-- INFORMATION PROVIDED start --

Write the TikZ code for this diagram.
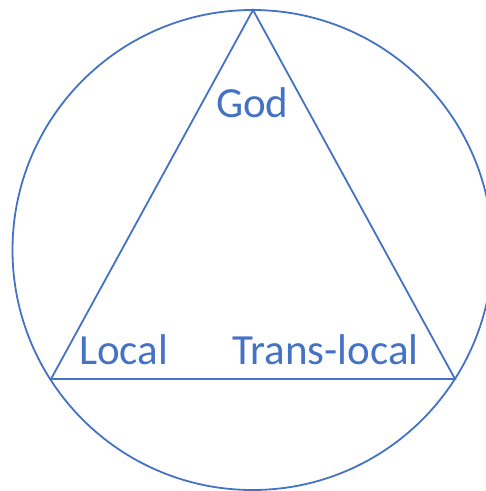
\documentclass[tikz,border=0pt]{standalone}
\usepackage{fontspec}
\setmainfont{Carlito}
\definecolor{officeblue}{RGB}{68,114,196}
\begin{document}
\begin{tikzpicture}[x=1pt,y=-1pt,
  shape line/.style={draw=officeblue,line width=1.8pt,line join=miter},
  label text/.style={text=officeblue,font=\fontsize{43}{43}\selectfont,inner sep=0pt,anchor=base west}]
\useasboundingbox (0,0) rectangle (486,491);
\coordinate (c) at (252.5,250);
\draw[shape line] (c) circle[radius=240];
\coordinate (top) at (253,10);
\coordinate (bl) at (51,379);
\coordinate (br) at (455,379);
\draw[shape line] (top) -- (bl) -- (br) -- cycle;
\node[label text] (god) at (216,117) {God};
\node[label text] (local) at (79,364) {Local};
\node[label text] (trans) at (232,364) {Trans-local};
\end{tikzpicture}
\end{document}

-- INFORMATION PROVIDED end --

Omit each picture, then return all of the listing exactly as it stands.

Write the TikZ code for this diagram.
\documentclass[tikz,border=0pt]{standalone}
\usepackage{fontspec}
\setmainfont{Carlito}
\definecolor{officeblue}{RGB}{68,114,196}
\begin{document}
\begin{tikzpicture}[x=1pt,y=-1pt,
  shape line/.style={draw=officeblue,line width=1.8pt,line join=miter},
  label text/.style={text=officeblue,font=\fontsize{43}{43}\selectfont,inner sep=0pt,anchor=base west}]
\useasboundingbox (0,0) rectangle (486,491);
\coordinate (c) at (252.5,250);
\draw[shape line] (c) circle[radius=240];
\coordinate (top) at (253,10);
\coordinate (bl) at (51,379);
\coordinate (br) at (455,379);
\draw[shape line] (top) -- (bl) -- (br) -- cycle;
\node[label text] (god) at (216,117) {God};
\node[label text] (local) at (79,364) {Local};
\node[label text] (trans) at (232,364) {Trans-local};
\end{tikzpicture}
\end{document}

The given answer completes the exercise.